Let’s start with the protagonist herself. Feyre feels like two different characters mashed awkwardly together: on one hand she’s your typical post-Katniss girlboss huntress who faces down Tamblin with dignity and tells her family what-for when they get out of line, but on the other hand she’s also a poor, put-upon Cinderella figure, half-starved because her greedy sisters take all the food and money she brings in. As such, her being spirited away to Prythian is simultaneously a story about a hardened proto-rebel penetrating the stronghold of her enemy, and also a changeling fantasy about a wispy pauper girl who’s plucked out of her hovel and into a magical world of luxury and romance. 

These two characterisations don’t fit together, which makes it feel like Feyre is switching personalities depending on the scene she’s in. It feels like she should have no trouble standing up to her older sisters…but she just doesn’t, handing over her hard-earned money so they can buy new clothes as though she’s powerless to resist (this is ostensibly to honor an oath she made to her dying mother that she’d protect the family, but I don’t see how letting her sisters spend all their money is accomplishing that).

Despite these issues, I was cautiously optimistic about the opening chapters of A Rose Of Court And Thorns. The wintery setting is moody and atmospheric, and much like the monster in a horror movie, the land of the fae seems very interesting when we’re only being told about it.

Then Feyre actually goes there—very abruptly—and the book entered a steep nose dive from which there was no possible recovery.

The book’s prose up until this point was fairly threadbare, but that didn’t matter so much when the story was taking place in a simple medieval(?) village. But then the plot takes us into Prythian, and it’s…well it’s mostly surprisingly uninteresting, actually; the book could have just said “Tamriel’s estate was like a palace from a Disney movie” and it would have conveyed roughly the same amount of information and atmosphere.

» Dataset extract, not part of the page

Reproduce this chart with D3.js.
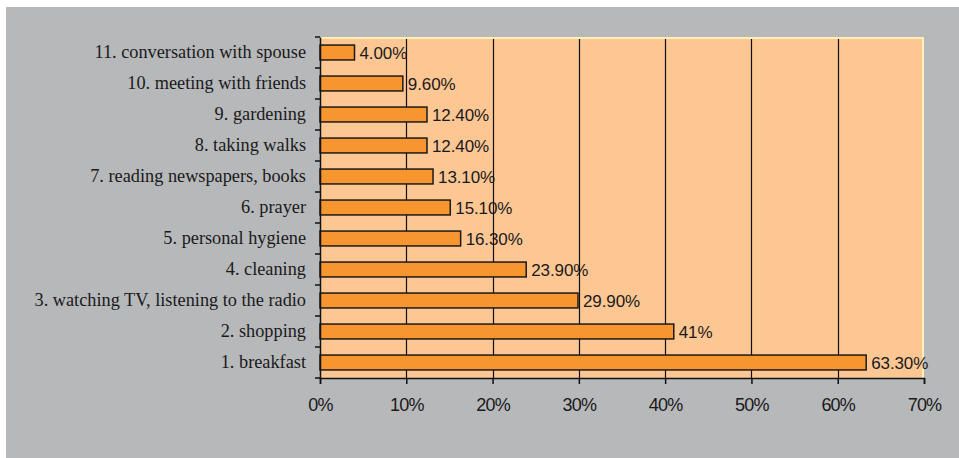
<!DOCTYPE html>
<html>
<head>
<meta charset="utf-8">
<script src="https://cdn.jsdelivr.net/npm/d3@7"></script>
<style>
  body { margin: 0; background: #fff; }
  svg { display: block; }
</style>
</head>
<body>
<svg id="chart"></svg>
<script>
// activites, du haut vers le bas
var activites = [
  "11. conversation with spouse",
  "10. meeting with friends",
  "9. gardening",
  "8. taking walks",
  "7. reading newspapers, books",
  "6. prayer",
  "5. personal hygiene",
  "4. cleaning",
  "3. watching TV, listening to the radio",
  "2. shopping",
  "1. breakfast"
];

var valeurs = [4.0, 9.6, 12.4, 12.4, 13.1, 15.1, 16.3, 23.9, 29.9, 41, 63.3];

var etiquettes = ["4.00%", "9.60%", "12.40%", "12.40%", "13.10%", "15.10%", "16.30%", "23.90%", "29.90%", "41%", "63.30%"];

var ticksX = [0, 10, 20, 30, 40, 50, 60, 70];

var W = 959, H = 458;
var marge = { left: 320, right: 35, top: 37, bottom: 80 };

var canevas = d3.select("#chart").attr("width", W).attr("height", H);

// fond gris
canevas.append("rect")
  .attr("x", 6).attr("y", 7)
  .attr("width", W - 6).attr("height", H - 7)
  .attr("fill", "#b7b8ba");

var x = d3.scaleLinear().domain([0, 70]).range([marge.left, W - marge.right]);
var y = d3.scaleBand().domain(activites).range([marge.top, H - marge.bottom]).paddingInner(0.52).paddingOuter(0.26);
var yBord = d3.scaleBand().domain(activites).range([marge.top, H - marge.bottom]);

// zone du graphique
canevas.append("rect")
  .attr("x", x(0)).attr("y", marge.top)
  .attr("width", x(70) - x(0)).attr("height", H - marge.bottom - marge.top)
  .attr("fill", "#fdc794");

// bord clair haut et droite
canevas.append("path")
  .attr("d", "M" + x(0) + "," + (marge.top + 1) + "H" + (x(70) - 1) + "V" + (H - marge.bottom))
  .attr("fill", "none")
  .attr("stroke", "#fff0b8")
  .attr("stroke-width", 2);

// grille verticale
canevas.selectAll("line.grille")
  .data(ticksX.slice(1, -1))
  .enter()
  .append("line")
  .attr("class", "grille")
  .attr("x1", function(d){ return Math.round(x(d)) + 0.5 })
  .attr("x2", function(d){ return Math.round(x(d)) + 0.5 })
  .attr("y1", marge.top + 2)
  .attr("y2", H - marge.bottom)
  .attr("stroke", "#111")
  .attr("stroke-width", 1.2);

// barres
canevas.selectAll("rect.barre")
  .data(valeurs)
  .enter()
  .append("rect")
  .attr("class", "barre")
  .attr("x", x(0))
  .attr("y", function(d, i){ return y(activites[i]) })
  .attr("width", function(d){ return x(d) - x(0) })
  .attr("height", y.bandwidth())
  .attr("fill", "#f7962e")
  .attr("stroke", "#1a1a1a")
  .attr("stroke-width", 1.5);

// etiquettes de valeur
canevas.selectAll("text.valeur")
  .data(valeurs)
  .enter()
  .append("text")
  .attr("class", "valeur")
  .attr("x", function(d){ return x(d) + 5 })
  .attr("y", function(d, i){ return y(activites[i]) + y.bandwidth() / 2 + 6 })
  .text(function(d, i){ return etiquettes[i] })
  .attr("fill", "#1a1a1a")
  .style("font-family", "Liberation Sans, Arial, sans-serif")
  .style("font-size", "17px")
  .style("letter-spacing", "-0.1px");

// axe y
var axeY = d3.axisLeft(yBord).tickSize(0).tickPadding(14);
var gY = canevas.append("g")
  .attr("transform", "translate(" + x(0) + ",0)")
  .call(axeY);
gY.select(".domain").attr("stroke", "#111").attr("stroke-width", 1.5);
gY.selectAll("text")
  .attr("fill", "#1a1a1a")
  .style("font-family", "Liberation Serif, Times New Roman, serif")
  .style("font-size", "18.3px");

// petits traits entre categories
canevas.selectAll("line.trait")
  .data(activites.concat([null]))
  .enter()
  .append("line")
  .attr("class", "trait")
  .attr("x1", x(0) - 5).attr("x2", x(0))
  .attr("y1", function(d){ return d === null ? H - marge.bottom : yBord(d) })
  .attr("y2", function(d){ return d === null ? H - marge.bottom : yBord(d) })
  .attr("stroke", "#111")
  .attr("stroke-width", 1.5);

// axe x
var axeX = d3.axisBottom(x).tickValues(ticksX).tickSize(6).tickPadding(14)
  .tickFormat(function(d){ return d + "%" });
var gX = canevas.append("g")
  .attr("transform", "translate(0," + (H - marge.bottom) + ")")
  .call(axeX);
gX.select(".domain").attr("stroke", "#111").attr("stroke-width", 1.5);
gX.selectAll(".tick line").attr("stroke", "#111").attr("stroke-width", 1.5);
gX.selectAll("text")
  .attr("fill", "#1a1a1a")
  .style("font-family", "Liberation Sans, Arial, sans-serif")
  .style("font-size", "18px")
  .style("letter-spacing", "-0.8px");
</script>
</body>
</html>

The book’s descriptions have that (increasingly common, I’ve noticed) issue where the environment is sketched out so loosely that it feels like locations and characters are popping in and out of a featureless void. I know YA novels are often said to have overly simplistic prose, but a lot of the writing here would be simplistic even by middle-grade standards.

A fairly large chunk of the early story is taken up with Feyre over-reacting to everything she sees in Prythian in a way that quickly gets tiresome. “Tim Minchin looked at me…with the eyes of a predator! I admired the satin curtains…which no doubt hid eeeeevil!” I get that she’s supposed to have been raised from birth to hate and fear the fae, but surely there’s a more elegant way to convey that.

In its crucial early chapters, the book seems to be going out of its way to defuse any potential conflict or tension. Timon Of Athens offering to let Feyre come and live with him in his luxurious palace instead of killing her already defangs the story inherently, but then he also reassures her repeatedly that he’s not going to hurt her, tells her that she can just hang out and vibe instead of working to earn her keep, and just to make absolutely sure the reader doesn’t get too excited about anything, Feyre is also free to leave at any time as long as she doesn’t cross the border back into the human world.

That leaves the sole early source of conflict being Feyre’s family back home, who’ll starve without her. Every second she spends in Amblin Entertainment’s estate, her family are slipping closer and closer to starv—oh wait, he arranged for someone to take care of them while she’s gone? Like, for the rest of their lives? And faeries can’t lie (or at least Feyre believes they can’t), so she knows he’s not deceiving her? I guess there’s nothing to worry about, then.

Now, okay, this is supposed to be a romance novel. Maybe all of these problems are excusable if the smolder is smoldery enough.

But even that doesn’t work, because Tamblo Ramblo is as smoldering as a pile of wet leaves. The guy has no real personality beyond occasionally getting pissed off at people, and despite being the beast in this book’s Beauty And The Best motif, there’s absolutely nothing beastly about him. His “beast” form is something he can transform into and out of at will, and as I spent several paragraphs describing, the story goes out of its way to make him seem as non-threatening as possible.

The only real beast-esque element to him at all is that Feyre thinks all fae are dangerous and that he’s going to melt her skeleton with magic at any moment, but it very quickly becomes apparent to both her and the reader that this isn’t the case. As such, her fear of him quickly starts to seem irrational, even kind of annoying.

I will give the book one point on the romance front for not having Feyre immediately start pissing herself over how superhumanly hot Tamlin is. I’m always annoyed when books like this are trying to do the whole “dangerous badboy” thing with the love interest, and the protagonist is swooning into unconsciousness over his immaculate jawline even though the only interaction they’ve had so far suggests that he’s at best an asshole, at worst actively dangerous. You need to build up (like, a lot) to the point where the main character is looking past his knife collection and permanent joker face tattoo to notice how dreamy his shoulders are.